§ **THE EXERCISE**
Retype every line from the start of the data down to and including the line with "import pandas as pd". Skip the pictures.
-- BEGIN --
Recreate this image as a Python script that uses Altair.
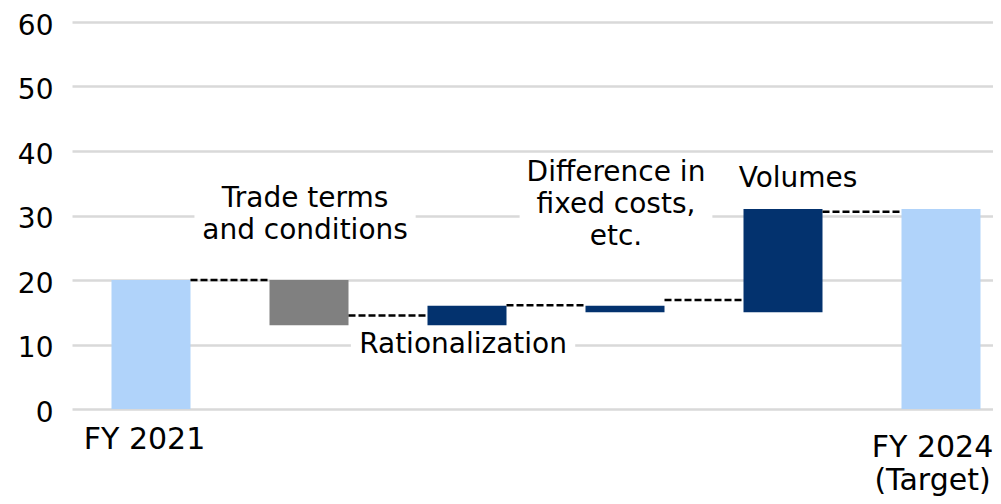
import altair as alt
import pandas as pd

# ---- data ----
categories = ["FY 2021", "Trade terms and conditions", "Rationalization",
              "Difference in fixed costs, etc.", "Volumes", "FY 2024 (Target)"]
bar_low = [0, 13, 13, 15, 15, 0]
bar_high = [20, 20, 16, 16, 31, 31]
bar_kind = ["total", "decrease", "increase", "increase", "increase", "total"]
connector_level = [20, 14.5, 16.1, 16.9, 30.6]
axis_labels = ["FY 2021", "", "", "", "", "FY 2024\n(Target)"]
y_ticks = [0, 10, 20, 30, 40, 50, 60]

annotation_text = ["Trade terms\nand conditions", "Rationalization",
                   "Difference in\nfixed costs,\netc.", "Volumes"]
annotation_x = [0.975, 1.975, 2.943, 4.095]
annotation_y = [32.6, 9.9, 36.6, 35.7]   # first text line

FONT = "DejaVu Sans"
HALF_BAR = 0.25

bars = pd.DataFrame({
    "idx": list(range(len(categories))),
    "category": categories,
    "x0": [i - HALF_BAR for i in range(len(categories))],
    "x1": [i + HALF_BAR for i in range(len(categories))],
    "low": bar_low,
    "high": bar_high,
    "kind": bar_kind,
})

connectors = pd.DataFrame({
    "x0": [i + HALF_BAR for i in range(len(connector_level))],
    "x1": [i + 1 - HALF_BAR for i in range(len(connector_level))],
    "level": connector_level,
})

annotations = pd.DataFrame({
    "text": annotation_text,
    "x": annotation_x,
    "y": annotation_y,
})

# white label backgrounds (styling: extents in data units)
box_half_w = [0.70, 0.71, 0.61]
box_top = [35.5, 12.4, 39.0]
box_bottom = [25.5, 8.0, 24.5]
boxes = pd.DataFrame({
    "x0": [x - w for x, w in zip(annotation_x, box_half_w)],
    "x1": [x + w for x, w in zip(annotation_x, box_half_w)],
    "y0": box_bottom,
    "y1": box_top,
})

# x-axis label expression from the label list
label_vals = [i for i, l in enumerate(axis_labels) if l]
expr = "''"
for i in reversed(label_vals):
    parts = axis_labels[i].split("\n")
    if len(parts) == 1:
        lab = "'" + parts[0] + "'"
    else:
        lab = "[" + ", ".join("'" + p + "'" for p in parts) + "]"
    expr = f"datum.value == {i} ? {lab} : {expr}"

PX_PER_UNIT = 158
PLOT_W = 921
x_scale = alt.Scale(domain=[-0.5, -0.5 + PLOT_W / PX_PER_UNIT], nice=False, zero=False)
y_scale = alt.Scale(domain=[0, 60], nice=False)

x_axis = alt.Axis(
    values=label_vals, labelExpr=expr, grid=False, domain=False, ticks=False,
    labelFont=FONT, labelFontSize=30, labelColor="black", labelFlush=False,
    labelOverlap=False, labelBound=False, labelLineHeight=33,
    labelPadding={"condition": {"test": "datum.value == 5", "value": 23}, "value": 15},
    labelOffset={"condition": {"test": "datum.value == 0", "value": -7}, "value": -9},
    title=None,
)
y_axis = alt.Axis(
    values=y_ticks, grid=True, gridColor="#d9d9d9", gridWidth=2.5, domain=False,
    ticks=False, labelFont=FONT, labelFontSize=28, labelColor="black",
    labelPadding=19, labelOffset=4, title=None,
)

bar_layer = alt.Chart(bars).mark_rect().encode(
    x=alt.X("x0:Q", scale=x_scale, axis=x_axis),
    x2="x1:Q",
    y=alt.Y("low:Q", scale=y_scale, axis=y_axis),
    y2="high:Q",
    color=alt.Color("kind:N",
                    scale=alt.Scale(domain=["total", "decrease", "increase"],
                                    range=["#b0d3fa", "#808080", "#03326e"]),
                    legend=None),
)

box_layer = alt.Chart(boxes).mark_rect(color="white").encode(
    x=alt.X("x0:Q", scale=x_scale),
    x2="x1:Q",
    y=alt.Y("y0:Q", scale=y_scale),
    y2="y1:Q",
)

rule_layer = alt.Chart(connectors).mark_rule(
    color="black", strokeWidth=2.5, strokeDash=[7, 3]
).encode(
    x=alt.X("x0:Q", scale=x_scale),
    x2="x1:Q",
    y=alt.Y("level:Q", scale=y_scale),
)

text_layer = alt.Chart(annotations).mark_text(
    font=FONT, fontSize=28, lineHeight=32, lineBreak="\n",
    align="center", baseline="middle", color="black",
).encode(
    x=alt.X("x:Q", scale=x_scale),
    y=alt.Y("y:Q", scale=y_scale),
    text="text:N",
)

chart = alt.layer(box_layer, bar_layer, rule_layer, text_layer).properties(
    width=PLOT_W, height=387,
    autosize=alt.AutoSizeParams(type="none"),
    padding={"left": 64, "top": 14, "right": 0, "bottom": 87},
).configure_view(stroke=None)

chart.save("out.html", embed_options={"renderer": "svg", "actions": False})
-- END --
§ **CORRECT OUTPUT**
Recreate this image as a Python script that uses Altair.
import altair as alt
import pandas as pd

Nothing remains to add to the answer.